By this means Abu Bakr and Omar, who had run considerable risks of
their own, have ever since been enabled to occupy their last homes
undisturbed.
In A.H. 654, the fifth Mosque was erected in consequence of a fire,
which some authors attribute to a
[p.368]volcano that broke out close to the town in terrible
eruption[FN#51]; others, with more fanaticism and less probability, to
the schismatic Benu Husayn, then the guardians of the tomb. On this
occasion the Hujrah was saved, together with the old and venerable
copies of the Koran there deposited, especially the Cufic MSS., written
by Osman, the third Caliph. The piety of three sovereigns, Al-Mustasim
(last Caliph of Baghdad), Al-Muzaffar Shems al-Din Yusuf, chief of
Al-Yaman, and Al-Zahir Beybars, Baharite Sultan of Egypt, completed the
work in A.H. 688. This building was enlarged and beautified by the
princes of Egypt, and lasted upwards of two hundred years.
The sixth Mosque was built, almost as it now stands, by Kaid-Bey,
nineteenth Sultan of the Circassian Mamluk kings of Egypt, in A.H. 888:
it is now therefore more than four centuries old. Al-Mustasim's Mosque
had been struck by lightning during a storm; thirteen men were killed
at prayers, and the destroying element spared nothing but the interior
of the Hujrah.[FN#52] The railing and dome were restored; niches and a
pulpit were sent from Cairo, and the gates and minarets were
distributed as they are now. Not content with this, Kaid-Bey
established "Wakf" (bequests) and pensions, and introduced order among
the attendants on the tomb. In the tenth century, Sultan Sulayman the
Magnificent paved with fine white marble the Rauzah or garden, which
Kaid-Bey, not daring to alter, had left of earth, and erected the fine
minaret that bears his name.
[p.369]During the dominion of the later Sultans, and of Mohammed Ali, a
few trifling presents, of lamps, carpets, wax candles and chandeliers,
and a few immaterial alterations, have been made. The present head of
Al-Islam is, as I have before said, rebuilding one of the minarets and
the Northern colonnade of the temple.
Such is the history of the Mosque's prosperity.

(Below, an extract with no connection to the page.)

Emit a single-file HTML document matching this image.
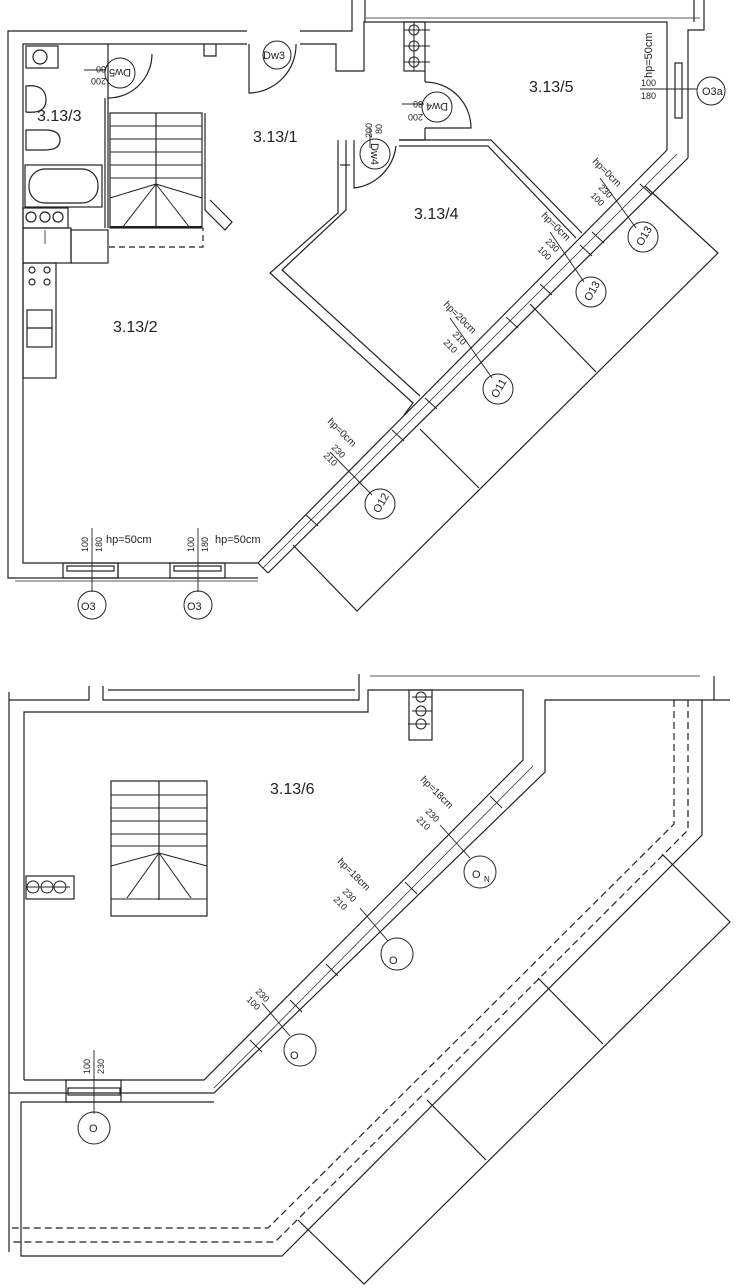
<!DOCTYPE html>
<html><head><meta charset="utf-8"><style>
html,body{margin:0;padding:0;background:#fff;width:736px;height:1288px;overflow:hidden}
svg{display:block}
text{font-family:"Liberation Sans",sans-serif;fill:#222}
</style></head><body>
<svg width="736" height="1288" viewBox="0 0 736 1288" xmlns="http://www.w3.org/2000/svg" fill="none" stroke="#222" stroke-width="1.2">
<!-- ========== TOP PLAN ========== -->
<!-- outer walls -->
<polyline points="247,31 8,31 8,578 258,578"/>
<polyline points="247,44 23,44 23,563 258,563"/>
<polyline points="300,31 352,31 352,0"/>
<polyline points="300,44 336,44 336,71 364,71 364,22 667,22 667,150"/>
<line x1="365" y1="0" x2="365" y2="22"/>
<line x1="366" y1="18" x2="700" y2="18" stroke-width="0.8"/>
<polyline points="688,158 688,30 704,30 704,0"/>
<line x1="694" y1="0" x2="694" y2="22"/>
<!-- small jog top -->
<polyline points="204,44 204,56 216,56 216,44"/>
<!-- facade diagonal -->
<line x1="258" y1="563" x2="667" y2="150"/>
<line x1="268" y1="573" x2="688" y2="158"/>
<line x1="263" y1="568" x2="677" y2="154" stroke-width="0.7"/>
<line x1="258" y1="563" x2="268" y2="573"/>
<!-- window ticks on facade -->
<g stroke-width="1">
<line x1="306" y1="515" x2="318" y2="526"/><line x1="392" y1="430" x2="404" y2="441"/>
<line x1="425" y1="398" x2="437" y2="409"/><line x1="506" y1="317" x2="518" y2="328"/>
<line x1="540" y1="284" x2="552" y2="295"/><line x1="580" y1="245" x2="592" y2="256"/>
<line x1="592" y1="232" x2="604" y2="243"/><line x1="640" y1="184" x2="652" y2="195"/>
</g>
<!-- balcony -->
<polyline points="293,545 357,611 718,253 645,186"/>
<line x1="420" y1="429" x2="479" y2="488"/>
<line x1="530" y1="304" x2="596" y2="372"/>
<!-- room 3.13/4 walls -->
<polyline points="338,140 338,213 270,273 413,403 404,415"/>
<polyline points="346,140 346,210 282,270 420,396"/>
<polyline points="399,140 491,140 582,233"/>
<polyline points="399,146 488,146 576,238"/>
<!-- wall between 3.13/5 and 3.13/1 -->
<line x1="425" y1="71" x2="425" y2="82"/>
<line x1="425" y1="128" x2="425" y2="140"/>
<line x1="399" y1="140" x2="425" y2="140"/>
<!-- right room window -->
<rect x="675" y="63" width="7" height="55"/>
<!-- shaft box -->
<rect x="404" y="22" width="21" height="49"/>
<g stroke-width="1"><circle cx="414" cy="30" r="5"/><circle cx="414" cy="46" r="5"/><circle cx="414" cy="62" r="5"/>
<line x1="404" y1="30" x2="430" y2="30"/><line x1="404" y1="46" x2="430" y2="46"/><line x1="404" y1="62" x2="430" y2="62"/>
<line x1="414" y1="22" x2="414" y2="71"/></g>
<!-- doors -->
<path d="M249,44 L249,93 A48,48 0 0 0 296,44"/>
<path d="M108,44 L108,98 A44,44 0 0 0 152,54"/>
<path d="M425,82 A46,46 0 0 1 471,128 L425,128"/>
<path d="M354,140 L354,188 A48,48 0 0 0 396,146"/>
<line x1="340" y1="165" x2="350" y2="165"/>
<!-- bathroom -->
<line x1="105" y1="98" x2="105" y2="228"/>
<line x1="108" y1="98" x2="108" y2="228"/>
<rect x="26" y="46" width="32" height="22"/><circle cx="40" cy="57" r="7"/>
<path d="M26,86 Q46,84 46,100 Q46,114 26,112 Z"/>
<path d="M26,130 L45,130 Q60,130 60,140 Q60,150 45,150 L26,150 Z"/>
<rect x="25" y="165" width="77" height="42"/>
<rect x="29" y="169" width="69" height="34" rx="16"/>
<rect x="23" y="208" width="45" height="20"/>
<circle cx="31" cy="217" r="5"/><circle cx="45" cy="217" r="5"/><circle cx="58" cy="217" r="5"/>
<rect x="23" y="228" width="48" height="35"/><rect x="71" y="230" width="37" height="33"/>
<line x1="45" y1="230" x2="45" y2="244" stroke-width="0.8"/>
<!-- kitchen -->
<rect x="23" y="263" width="33" height="115"/>
<circle cx="32" cy="270" r="3"/><circle cx="47" cy="270" r="3"/><circle cx="32" cy="282" r="3"/><circle cx="47" cy="282" r="3"/>
<rect x="27" y="310" width="25" height="37"/>
<line x1="27" y1="328" x2="52" y2="328"/>
<!-- stair -->
<rect x="110" y="113" width="92" height="115"/>
<line x1="156" y1="113" x2="156" y2="228"/>
<g stroke-width="1">
<line x1="110" y1="126" x2="202" y2="126"/><line x1="110" y1="139" x2="202" y2="139"/>
<line x1="110" y1="152" x2="202" y2="152"/><line x1="110" y1="165" x2="202" y2="165"/>
<line x1="110" y1="178" x2="202" y2="178"/>
<line x1="156" y1="184" x2="110" y2="198"/><line x1="156" y1="184" x2="122" y2="228"/>
<line x1="156" y1="184" x2="190" y2="228"/><line x1="156" y1="184" x2="202" y2="198"/>
</g>
<line x1="110" y1="227" x2="202" y2="227" stroke-width="2"/>
<polyline points="109,247 203,247 203,228" stroke-dasharray="6,4"/>
<polyline points="205,113 205,210 225,230 232,222 210,200"/>
<!-- bottom windows -->
<rect x="63" y="563" width="55" height="15"/><rect x="67" y="566" width="47" height="5"/>
<rect x="170" y="563" width="55" height="15"/><rect x="174" y="566" width="47" height="5"/>
<line x1="118" y1="563" x2="118" y2="578"/>
<line x1="15" y1="581" x2="258" y2="581" stroke-width="0.8"/>
<!-- leader lines top -->
<g stroke-width="0.9">
<line x1="92" y1="528" x2="92" y2="592"/><line x1="198" y1="528" x2="198" y2="592"/>
<line x1="640" y1="89" x2="697" y2="89"/>
<line x1="600" y1="178" x2="636" y2="228"/>
<line x1="550" y1="232" x2="584" y2="282"/>
<line x1="450" y1="318" x2="492" y2="378"/>
<line x1="330" y1="452" x2="372" y2="495"/>
<line x1="84" y1="70" x2="106" y2="70"/><line x1="402" y1="104" x2="424" y2="104"/>
<line x1="370" y1="128" x2="370" y2="148"/>
</g>
<!-- circles top -->
<g stroke-width="1">
<circle cx="92" cy="605" r="14"/><circle cx="198" cy="605" r="14"/>
<circle cx="711" cy="91" r="14"/><circle cx="277" cy="55" r="14"/>
<circle cx="120" cy="73" r="15"/><circle cx="437" cy="107" r="15"/><circle cx="375" cy="154" r="15"/>
<circle cx="643" cy="237" r="15"/><circle cx="591" cy="292" r="15"/>
<circle cx="498" cy="389" r="15"/><circle cx="380" cy="504" r="15"/>
</g>
<g stroke="none" font-size="16">
<text x="37" y="121" fill="#222">3.13/3</text>
<text x="253" y="142" fill="#222">3.13/1</text>
<text x="113" y="332" fill="#222">3.13/2</text>
<text x="414" y="219" fill="#222">3.13/4</text>
<text x="529" y="92" fill="#222">3.13/5</text>
</g>
<g stroke="none" font-size="11">
<text x="81" y="610" fill="#222">O3</text><text x="187" y="610" fill="#222">O3</text>
<text x="702" y="95" fill="#222">O3a</text><text x="263" y="59" fill="#222">Dw3</text>
<text transform="translate(120,73) rotate(180)" x="-11" y="4" fill="#222">Dw5</text>
<text transform="translate(437,107) rotate(180)" x="-11" y="4" fill="#222">Dw4</text>
<text transform="translate(375,154) rotate(90)" x="-11" y="4" fill="#222">Dw4</text>
<text transform="translate(643,237) rotate(-60)" x="-9" y="4" fill="#222">O13</text>
<text transform="translate(591,292) rotate(-60)" x="-9" y="4" fill="#222">O13</text>
<text transform="translate(498,389) rotate(-60)" x="-9" y="4" fill="#222">O11</text>
<text transform="translate(380,504) rotate(-60)" x="-9" y="4" fill="#222">O12</text>
<text x="215" y="543" fill="#222">hp=50cm</text><text x="106" y="543" fill="#222">hp=50cm</text>
<text transform="translate(652,48) rotate(-90)" x="-30" y="0" fill="#222">hp=50cm</text>
</g>
<g stroke="none" font-size="9">
<text transform="translate(88,552) rotate(-90)" fill="#222">100</text>
<text transform="translate(102,552) rotate(-90)" fill="#222">180</text>
<text transform="translate(194,552) rotate(-90)" fill="#222">100</text>
<text transform="translate(208,552) rotate(-90)" fill="#222">180</text>
<text x="641" y="86" fill="#222">100</text><text x="641" y="99" fill="#222">180</text>
<text transform="translate(106,66) rotate(180)" fill="#222">80</text>
<text transform="translate(106,78) rotate(180)" fill="#222">200</text>
<text transform="translate(423,101) rotate(180)" fill="#222">80</text>
<text transform="translate(423,114) rotate(180)" fill="#222">200</text>
<text transform="translate(372,138) rotate(-90)" fill="#222">200</text>
<text transform="translate(382,134) rotate(-90)" fill="#222">80</text>
<text transform="translate(592,162) rotate(45)" font-size="10" fill="#222">hp=0cm</text>
<text transform="translate(598,188) rotate(45)" fill="#222">230</text>
<text transform="translate(590,196) rotate(45)" fill="#222">100</text>
<text transform="translate(541,216) rotate(45)" font-size="10" fill="#222">hp=0cm</text>
<text transform="translate(545,242) rotate(45)" fill="#222">230</text>
<text transform="translate(537,250) rotate(45)" fill="#222">100</text>
<text transform="translate(443,305) rotate(45)" font-size="10" fill="#222">hp=20cm</text>
<text transform="translate(452,335) rotate(45)" fill="#222">210</text>
<text transform="translate(443,343) rotate(45)" fill="#222">210</text>
<text transform="translate(327,422) rotate(45)" font-size="10" fill="#222">hp=0cm</text>
<text transform="translate(331,448) rotate(45)" fill="#222">230</text>
<text transform="translate(323,456) rotate(45)" fill="#222">210</text>
</g>

<!-- ========== BOTTOM PLAN ========== -->
<line x1="9" y1="692" x2="9" y2="1252"/>
<polyline points="9,700 89,700 89,686"/>
<polyline points="103,686 103,700 359,700 359,674"/>
<line x1="108" y1="690" x2="355" y2="690"/>
<line x1="370" y1="676" x2="700" y2="676" stroke-width="0.8"/>
<polyline points="24,1080 24,712 368,712 368,690 523,690 523,760 204,1080 24,1080"/>
<polyline points="9,1093 214,1093 545,772 545,700 730,700"/>
<line x1="714" y1="676" x2="714" y2="700"/>
<polyline points="21,1102 214,1102"/>
<polyline points="702,700 702,835 282,1256 21,1256 21,1102"/>
<polyline points="674,700 674,824 268,1228 12,1228" stroke-dasharray="7,4"/>
<polyline points="688,700 688,830 275,1242 12,1242" stroke-dasharray="7,4"/>
<!-- inner facade line -->
<line x1="214" y1="1088" x2="533" y2="766" stroke-width="0.7"/>
<g stroke-width="1">
<line x1="490" y1="796" x2="502" y2="808"/><line x1="405" y1="882" x2="417" y2="894"/>
<line x1="326" y1="964" x2="338" y2="976"/><line x1="290" y1="1000" x2="302" y2="1012"/>
<line x1="250" y1="1040" x2="262" y2="1052"/>
</g>
<!-- bottom balcony -->
<polyline points="298,1220 364,1284 730,922 662,854"/>
<line x1="538" y1="978" x2="603" y2="1044"/>
<line x1="427" y1="1100" x2="486" y2="1160"/>
<!-- window bottom -->
<rect x="66" y="1080" width="55" height="22"/><rect x="68" y="1088" width="52" height="7"/>
<!-- vents -->
<rect x="409" y="690" width="23" height="50"/>
<g stroke-width="1"><circle cx="421" cy="697" r="5"/><circle cx="421" cy="711" r="5"/><circle cx="421" cy="724" r="5"/>
<line x1="412" y1="697" x2="432" y2="697"/><line x1="412" y1="711" x2="432" y2="711"/><line x1="408" y1="724" x2="430" y2="724"/></g>
<rect x="26" y="876" width="48" height="23"/>
<g stroke-width="1"><circle cx="33" cy="887" r="6"/><circle cx="47" cy="887" r="6"/><circle cx="60" cy="887" r="6"/>
<line x1="26" y1="887" x2="70" y2="887"/></g>
<!-- stair -->
<rect x="111" y="781" width="96" height="135"/>
<line x1="159" y1="781" x2="159" y2="900"/>
<g stroke-width="1">
<line x1="111" y1="795" x2="207" y2="795"/><line x1="111" y1="808" x2="207" y2="808"/>
<line x1="111" y1="821" x2="207" y2="821"/><line x1="111" y1="834" x2="207" y2="834"/>
<line x1="111" y1="846" x2="207" y2="846"/>
<line x1="159" y1="853" x2="111" y2="866"/><line x1="159" y1="853" x2="127" y2="898"/>
<line x1="159" y1="853" x2="191" y2="898"/><line x1="159" y1="853" x2="207" y2="866"/>
<line x1="111" y1="899" x2="207" y2="899"/>
</g>
<!-- leaders & circles bottom -->
<g stroke-width="0.9">
<line x1="94" y1="1050" x2="94" y2="1114"/>
<line x1="440" y1="825" x2="470" y2="858"/>
<line x1="360" y1="908" x2="388" y2="941"/>
<line x1="262" y1="1003" x2="290" y2="1036"/>
</g>
<g stroke-width="1">
<ellipse cx="94" cy="1128" rx="16" ry="16"/>
<ellipse cx="480" cy="872" rx="16" ry="16"/>
<ellipse cx="397" cy="954" rx="16" ry="16"/>
<ellipse cx="300" cy="1050" rx="16" ry="16"/>
</g>
<g stroke="none" font-size="16"><text x="270" y="794" fill="#222">3.13/6</text></g>
<g stroke="none" font-size="11">
<text x="89" y="1132" fill="#222">O</text><text x="472" y="878" fill="#222">O</text>
<text x="484" y="882" font-size="8" fill="#222">N</text>
<text x="389" y="964" fill="#222">O</text><text x="290" y="1059" fill="#222">O</text>
</g>
<g stroke="none" font-size="9">
<text transform="translate(90,1074) rotate(-90)" fill="#222">100</text>
<text transform="translate(104,1074) rotate(-90)" fill="#222">230</text>
<text transform="translate(420,780) rotate(45)" font-size="10" fill="#222">hp=18cm</text>
<text transform="translate(425,812) rotate(45)" fill="#222">230</text>
<text transform="translate(416,820) rotate(45)" fill="#222">210</text>
<text transform="translate(337,862) rotate(45)" font-size="10" fill="#222">hp=18cm</text>
<text transform="translate(342,892) rotate(45)" fill="#222">230</text>
<text transform="translate(333,900) rotate(45)" fill="#222">210</text>
<text transform="translate(255,992) rotate(45)" fill="#222">230</text>
<text transform="translate(246,1000) rotate(45)" fill="#222">100</text>
</g>
</svg>
</body></html>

During the siege of Al-Madinah by the Wahhabis,[FN#53] the principal
people seized and divided amongst themselves the treasures of the tomb,
which must have been considerable. When the town surrendered, Sa'ud,
accompanied by his principal officers, entered the Hujrah, but,
terrified by dreams, he did not penetrate behind the curtain, or
attempt to see the tomb. He plundered, however, the treasures in the
passage, the "Kaukab al-Durri[FN#54]" (or pearl star), and the
ornaments sent as presents from every part of Al-Islam. Part of these
he sold, it is said, for 150,000 Riyals (dollars), to Ghalib, Sharif of
Meccah, and the rest he carried with him to Daraiyah, his
capital.[FN#55] An accident prevented any further desecration of the
building. The greedy Wahhabis, allured by the appearance of the golden
or gilt globes and crescents surmounting the green dome, attempted to
throw down the latter. Two of their number, it is said, were killed by
falling
[p.370]from the slippery roof,[FN#56] and the rest, struck by
superstitious fears, abandoned the work of destruction. They injured,
however, the prosperity of the place by taxing the inhabitants, by
interrupting the annual remittances, and by forbidding visitors to
approach the tomb. They are spoken of with abhorrence by the people,
who quote a peculiarly bad trait in their characters, namely, that in
return for any small religious assistance of prayer or recitation, they
were in the habit of giving a few grains of gunpowder, or something
equally valuable, instead of "stone-dollars.[FN#57]"
When Abdullah, son of Sa'ud, had concluded in A.D. 1815 a treaty of
peace with Tussun Pasha, the Egyptian General bought back from the
townspeople, for 10,000 Riyals, all the golden vessels that had not
been melted down, and restored the treasure to its original place.